Recorded information »
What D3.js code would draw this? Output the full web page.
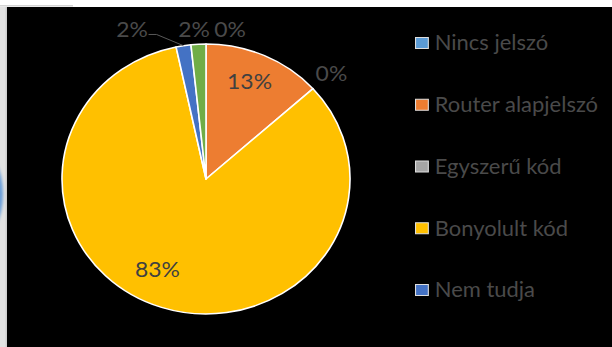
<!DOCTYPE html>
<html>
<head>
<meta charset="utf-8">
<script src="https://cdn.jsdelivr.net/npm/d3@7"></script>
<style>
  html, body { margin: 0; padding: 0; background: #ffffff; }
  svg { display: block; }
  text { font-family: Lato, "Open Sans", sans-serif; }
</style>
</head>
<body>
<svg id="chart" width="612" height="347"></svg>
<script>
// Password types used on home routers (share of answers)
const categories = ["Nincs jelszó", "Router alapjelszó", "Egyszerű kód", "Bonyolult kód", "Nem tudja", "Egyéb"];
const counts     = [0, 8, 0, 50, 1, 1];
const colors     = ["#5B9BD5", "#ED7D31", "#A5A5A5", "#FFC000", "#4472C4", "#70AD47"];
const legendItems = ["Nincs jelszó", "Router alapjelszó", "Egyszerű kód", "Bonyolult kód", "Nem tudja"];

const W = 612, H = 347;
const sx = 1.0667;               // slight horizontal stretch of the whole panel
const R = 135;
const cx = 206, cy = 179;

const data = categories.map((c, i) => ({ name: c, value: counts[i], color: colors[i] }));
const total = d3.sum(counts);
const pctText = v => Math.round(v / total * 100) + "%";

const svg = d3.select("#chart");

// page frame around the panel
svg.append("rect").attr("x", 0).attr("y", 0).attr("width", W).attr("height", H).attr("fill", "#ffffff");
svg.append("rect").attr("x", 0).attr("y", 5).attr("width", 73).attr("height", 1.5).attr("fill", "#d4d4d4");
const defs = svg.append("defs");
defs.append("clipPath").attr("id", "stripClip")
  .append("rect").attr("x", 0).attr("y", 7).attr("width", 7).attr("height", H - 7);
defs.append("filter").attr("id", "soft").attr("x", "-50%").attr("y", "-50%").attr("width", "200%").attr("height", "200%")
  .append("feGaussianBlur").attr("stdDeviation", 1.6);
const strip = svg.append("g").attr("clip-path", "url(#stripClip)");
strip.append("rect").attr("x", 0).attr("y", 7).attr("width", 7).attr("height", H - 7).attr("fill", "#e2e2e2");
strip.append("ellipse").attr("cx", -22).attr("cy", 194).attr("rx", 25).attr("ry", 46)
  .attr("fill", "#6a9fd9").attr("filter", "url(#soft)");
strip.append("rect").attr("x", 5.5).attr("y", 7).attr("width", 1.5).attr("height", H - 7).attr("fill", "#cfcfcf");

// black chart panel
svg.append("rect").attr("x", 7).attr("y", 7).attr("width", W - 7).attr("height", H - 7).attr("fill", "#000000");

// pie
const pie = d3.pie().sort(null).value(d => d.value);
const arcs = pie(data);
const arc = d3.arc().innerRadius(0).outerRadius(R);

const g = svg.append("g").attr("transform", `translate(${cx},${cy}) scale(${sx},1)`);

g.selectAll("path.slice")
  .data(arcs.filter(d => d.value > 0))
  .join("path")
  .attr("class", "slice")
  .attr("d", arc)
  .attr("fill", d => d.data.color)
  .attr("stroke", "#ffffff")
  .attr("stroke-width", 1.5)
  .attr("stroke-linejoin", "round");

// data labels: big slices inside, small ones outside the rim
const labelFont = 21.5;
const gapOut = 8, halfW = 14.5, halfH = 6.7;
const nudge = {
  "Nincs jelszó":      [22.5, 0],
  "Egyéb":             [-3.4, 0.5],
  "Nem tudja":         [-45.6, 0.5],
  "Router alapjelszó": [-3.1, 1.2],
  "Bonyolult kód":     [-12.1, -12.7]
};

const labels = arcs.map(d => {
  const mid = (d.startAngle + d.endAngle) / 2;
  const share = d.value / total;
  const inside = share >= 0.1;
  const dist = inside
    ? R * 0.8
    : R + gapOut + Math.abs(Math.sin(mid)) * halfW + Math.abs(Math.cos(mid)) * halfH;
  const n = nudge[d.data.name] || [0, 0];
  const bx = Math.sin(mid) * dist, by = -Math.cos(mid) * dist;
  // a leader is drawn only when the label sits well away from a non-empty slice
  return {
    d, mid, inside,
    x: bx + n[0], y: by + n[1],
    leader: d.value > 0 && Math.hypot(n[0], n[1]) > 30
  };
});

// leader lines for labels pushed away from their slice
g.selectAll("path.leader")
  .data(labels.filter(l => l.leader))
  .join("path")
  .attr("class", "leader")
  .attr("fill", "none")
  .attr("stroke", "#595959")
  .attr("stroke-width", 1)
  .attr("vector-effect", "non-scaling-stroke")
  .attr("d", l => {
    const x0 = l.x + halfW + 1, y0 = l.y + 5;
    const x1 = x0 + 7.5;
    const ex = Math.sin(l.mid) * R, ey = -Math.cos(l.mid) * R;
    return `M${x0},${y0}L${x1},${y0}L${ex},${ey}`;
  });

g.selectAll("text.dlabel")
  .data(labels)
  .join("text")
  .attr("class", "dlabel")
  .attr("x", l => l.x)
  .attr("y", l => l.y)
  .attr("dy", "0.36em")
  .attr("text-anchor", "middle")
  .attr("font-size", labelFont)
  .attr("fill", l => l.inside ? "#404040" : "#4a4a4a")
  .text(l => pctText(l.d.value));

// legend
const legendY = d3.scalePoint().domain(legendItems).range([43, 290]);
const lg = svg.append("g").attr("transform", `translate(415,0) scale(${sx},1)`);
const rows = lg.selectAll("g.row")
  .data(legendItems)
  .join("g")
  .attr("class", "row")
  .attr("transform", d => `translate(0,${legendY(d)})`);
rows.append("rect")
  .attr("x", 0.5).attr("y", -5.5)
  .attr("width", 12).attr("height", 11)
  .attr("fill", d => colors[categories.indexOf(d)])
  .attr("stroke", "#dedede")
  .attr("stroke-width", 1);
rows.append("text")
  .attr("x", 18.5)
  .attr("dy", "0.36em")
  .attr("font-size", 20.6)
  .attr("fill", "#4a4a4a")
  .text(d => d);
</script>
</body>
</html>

Set exercise » Make an exact reproduction of the listing above, without any pictures.

Expected output »
What D3.js code would draw this? Output the full web page.
<!DOCTYPE html>
<html>
<head>
<meta charset="utf-8">
<script src="https://cdn.jsdelivr.net/npm/d3@7"></script>
<style>
  html, body { margin: 0; padding: 0; background: #ffffff; }
  svg { display: block; }
  text { font-family: Lato, "Open Sans", sans-serif; }
</style>
</head>
<body>
<svg id="chart" width="612" height="347"></svg>
<script>
// Password types used on home routers (share of answers)
const categories = ["Nincs jelszó", "Router alapjelszó", "Egyszerű kód", "Bonyolult kód", "Nem tudja", "Egyéb"];
const counts     = [0, 8, 0, 50, 1, 1];
const colors     = ["#5B9BD5", "#ED7D31", "#A5A5A5", "#FFC000", "#4472C4", "#70AD47"];
const legendItems = ["Nincs jelszó", "Router alapjelszó", "Egyszerű kód", "Bonyolult kód", "Nem tudja"];

const W = 612, H = 347;
const sx = 1.0667;               // slight horizontal stretch of the whole panel
const R = 135;
const cx = 206, cy = 179;

const data = categories.map((c, i) => ({ name: c, value: counts[i], color: colors[i] }));
const total = d3.sum(counts);
const pctText = v => Math.round(v / total * 100) + "%";

const svg = d3.select("#chart");

// page frame around the panel
svg.append("rect").attr("x", 0).attr("y", 0).attr("width", W).attr("height", H).attr("fill", "#ffffff");
svg.append("rect").attr("x", 0).attr("y", 5).attr("width", 73).attr("height", 1.5).attr("fill", "#d4d4d4");
const defs = svg.append("defs");
defs.append("clipPath").attr("id", "stripClip")
  .append("rect").attr("x", 0).attr("y", 7).attr("width", 7).attr("height", H - 7);
defs.append("filter").attr("id", "soft").attr("x", "-50%").attr("y", "-50%").attr("width", "200%").attr("height", "200%")
  .append("feGaussianBlur").attr("stdDeviation", 1.6);
const strip = svg.append("g").attr("clip-path", "url(#stripClip)");
strip.append("rect").attr("x", 0).attr("y", 7).attr("width", 7).attr("height", H - 7).attr("fill", "#e2e2e2");
strip.append("ellipse").attr("cx", -22).attr("cy", 194).attr("rx", 25).attr("ry", 46)
  .attr("fill", "#6a9fd9").attr("filter", "url(#soft)");
strip.append("rect").attr("x", 5.5).attr("y", 7).attr("width", 1.5).attr("height", H - 7).attr("fill", "#cfcfcf");

// black chart panel
svg.append("rect").attr("x", 7).attr("y", 7).attr("width", W - 7).attr("height", H - 7).attr("fill", "#000000");

// pie
const pie = d3.pie().sort(null).value(d => d.value);
const arcs = pie(data);
const arc = d3.arc().innerRadius(0).outerRadius(R);

const g = svg.append("g").attr("transform", `translate(${cx},${cy}) scale(${sx},1)`);

g.selectAll("path.slice")
  .data(arcs.filter(d => d.value > 0))
  .join("path")
  .attr("class", "slice")
  .attr("d", arc)
  .attr("fill", d => d.data.color)
  .attr("stroke", "#ffffff")
  .attr("stroke-width", 1.5)
  .attr("stroke-linejoin", "round");

// data labels: big slices inside, small ones outside the rim
const labelFont = 21.5;
const gapOut = 8, halfW = 14.5, halfH = 6.7;
const nudge = {
  "Nincs jelszó":      [22.5, 0],
  "Egyéb":             [-3.4, 0.5],
  "Nem tudja":         [-45.6, 0.5],
  "Router alapjelszó": [-3.1, 1.2],
  "Bonyolult kód":     [-12.1, -12.7]
};

const labels = arcs.map(d => {
  const mid = (d.startAngle + d.endAngle) / 2;
  const share = d.value / total;
  const inside = share >= 0.1;
  const dist = inside
    ? R * 0.8
    : R + gapOut + Math.abs(Math.sin(mid)) * halfW + Math.abs(Math.cos(mid)) * halfH;
  const n = nudge[d.data.name] || [0, 0];
  const bx = Math.sin(mid) * dist, by = -Math.cos(mid) * dist;
  // a leader is drawn only when the label sits well away from a non-empty slice
  return {
    d, mid, inside,
    x: bx + n[0], y: by + n[1],
    leader: d.value > 0 && Math.hypot(n[0], n[1]) > 30
  };
});

// leader lines for labels pushed away from their slice
g.selectAll("path.leader")
  .data(labels.filter(l => l.leader))
  .join("path")
  .attr("class", "leader")
  .attr("fill", "none")
  .attr("stroke", "#595959")
  .attr("stroke-width", 1)
  .attr("vector-effect", "non-scaling-stroke")
  .attr("d", l => {
    const x0 = l.x + halfW + 1, y0 = l.y + 5;
    const x1 = x0 + 7.5;
    const ex = Math.sin(l.mid) * R, ey = -Math.cos(l.mid) * R;
    return `M${x0},${y0}L${x1},${y0}L${ex},${ey}`;
  });

g.selectAll("text.dlabel")
  .data(labels)
  .join("text")
  .attr("class", "dlabel")
  .attr("x", l => l.x)
  .attr("y", l => l.y)
  .attr("dy", "0.36em")
  .attr("text-anchor", "middle")
  .attr("font-size", labelFont)
  .attr("fill", l => l.inside ? "#404040" : "#4a4a4a")
  .text(l => pctText(l.d.value));

// legend
const legendY = d3.scalePoint().domain(legendItems).range([43, 290]);
const lg = svg.append("g").attr("transform", `translate(415,0) scale(${sx},1)`);
const rows = lg.selectAll("g.row")
  .data(legendItems)
  .join("g")
  .attr("class", "row")
  .attr("transform", d => `translate(0,${legendY(d)})`);
rows.append("rect")
  .attr("x", 0.5).attr("y", -5.5)
  .attr("width", 12).attr("height", 11)
  .attr("fill", d => colors[categories.indexOf(d)])
  .attr("stroke", "#dedede")
  .attr("stroke-width", 1);
rows.append("text")
  .attr("x", 18.5)
  .attr("dy", "0.36em")
  .attr("font-size", 20.6)
  .attr("fill", "#4a4a4a")
  .text(d => d);
</script>
</body>
</html>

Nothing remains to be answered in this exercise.